Data rows:
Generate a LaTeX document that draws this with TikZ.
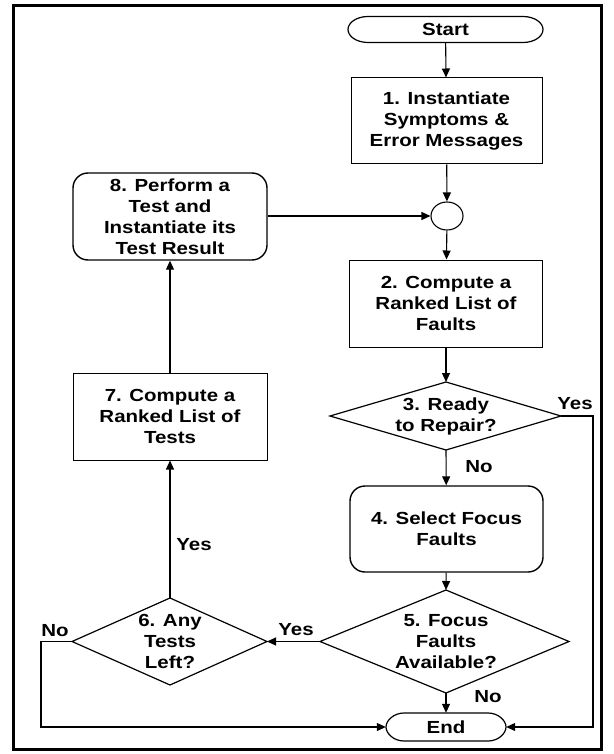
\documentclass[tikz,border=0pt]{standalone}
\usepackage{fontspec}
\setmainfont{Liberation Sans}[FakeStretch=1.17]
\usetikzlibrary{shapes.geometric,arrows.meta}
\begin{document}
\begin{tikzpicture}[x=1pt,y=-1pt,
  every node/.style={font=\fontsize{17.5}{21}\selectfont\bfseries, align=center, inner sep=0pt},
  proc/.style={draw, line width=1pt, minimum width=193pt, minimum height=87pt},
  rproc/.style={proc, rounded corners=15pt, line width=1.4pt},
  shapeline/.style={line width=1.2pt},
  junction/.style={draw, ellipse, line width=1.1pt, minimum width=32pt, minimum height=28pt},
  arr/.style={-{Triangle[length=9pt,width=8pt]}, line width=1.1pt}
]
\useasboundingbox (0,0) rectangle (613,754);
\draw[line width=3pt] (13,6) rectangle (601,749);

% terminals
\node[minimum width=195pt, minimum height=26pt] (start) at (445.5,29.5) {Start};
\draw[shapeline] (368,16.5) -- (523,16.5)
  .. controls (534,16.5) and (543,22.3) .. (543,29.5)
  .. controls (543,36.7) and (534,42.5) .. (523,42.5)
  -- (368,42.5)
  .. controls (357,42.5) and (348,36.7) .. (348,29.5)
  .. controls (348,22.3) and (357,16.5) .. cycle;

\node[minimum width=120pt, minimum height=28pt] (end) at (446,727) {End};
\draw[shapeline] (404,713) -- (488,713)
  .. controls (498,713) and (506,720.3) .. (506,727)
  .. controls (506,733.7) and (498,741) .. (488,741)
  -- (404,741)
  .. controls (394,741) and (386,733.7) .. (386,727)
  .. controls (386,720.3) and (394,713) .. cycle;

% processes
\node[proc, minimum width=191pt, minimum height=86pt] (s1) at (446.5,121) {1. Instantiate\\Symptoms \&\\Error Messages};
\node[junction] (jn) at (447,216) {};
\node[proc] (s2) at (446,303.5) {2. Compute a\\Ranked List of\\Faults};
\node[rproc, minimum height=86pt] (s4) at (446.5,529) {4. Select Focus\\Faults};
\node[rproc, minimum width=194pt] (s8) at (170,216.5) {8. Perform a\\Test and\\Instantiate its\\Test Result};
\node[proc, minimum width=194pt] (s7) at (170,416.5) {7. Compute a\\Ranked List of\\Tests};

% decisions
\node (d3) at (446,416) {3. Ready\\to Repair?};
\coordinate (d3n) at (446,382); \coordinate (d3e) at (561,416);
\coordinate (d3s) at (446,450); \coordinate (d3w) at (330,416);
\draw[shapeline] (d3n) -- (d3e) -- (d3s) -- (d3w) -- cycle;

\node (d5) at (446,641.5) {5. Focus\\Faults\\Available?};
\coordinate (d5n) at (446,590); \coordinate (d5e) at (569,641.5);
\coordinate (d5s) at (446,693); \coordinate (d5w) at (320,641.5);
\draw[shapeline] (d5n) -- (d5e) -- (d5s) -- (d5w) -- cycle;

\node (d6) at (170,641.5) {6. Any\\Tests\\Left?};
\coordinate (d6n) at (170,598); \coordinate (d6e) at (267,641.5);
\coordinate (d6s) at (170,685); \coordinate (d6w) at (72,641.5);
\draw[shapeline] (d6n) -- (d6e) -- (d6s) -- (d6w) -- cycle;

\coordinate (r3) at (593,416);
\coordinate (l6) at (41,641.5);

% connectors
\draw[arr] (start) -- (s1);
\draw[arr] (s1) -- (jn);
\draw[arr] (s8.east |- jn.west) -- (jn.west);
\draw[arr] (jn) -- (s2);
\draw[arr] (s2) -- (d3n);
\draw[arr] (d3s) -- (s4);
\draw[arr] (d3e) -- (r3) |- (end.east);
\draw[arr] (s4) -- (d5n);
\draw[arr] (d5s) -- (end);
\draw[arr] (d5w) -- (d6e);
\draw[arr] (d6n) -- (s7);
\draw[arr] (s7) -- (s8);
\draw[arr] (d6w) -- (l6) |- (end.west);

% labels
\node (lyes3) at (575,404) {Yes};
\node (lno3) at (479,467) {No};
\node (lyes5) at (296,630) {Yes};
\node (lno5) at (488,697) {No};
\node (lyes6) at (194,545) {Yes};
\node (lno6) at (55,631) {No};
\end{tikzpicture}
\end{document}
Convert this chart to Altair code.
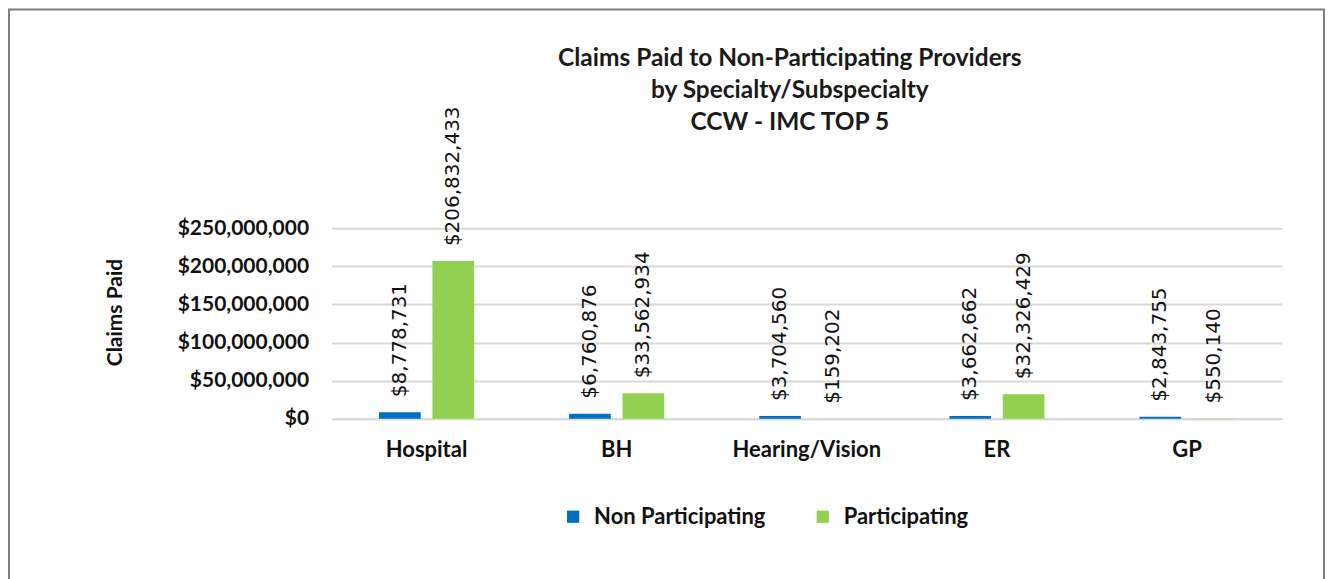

Short exercise: In the records shown above, how many lines include the word "this"? Answer with the number only.

Expected answer: 2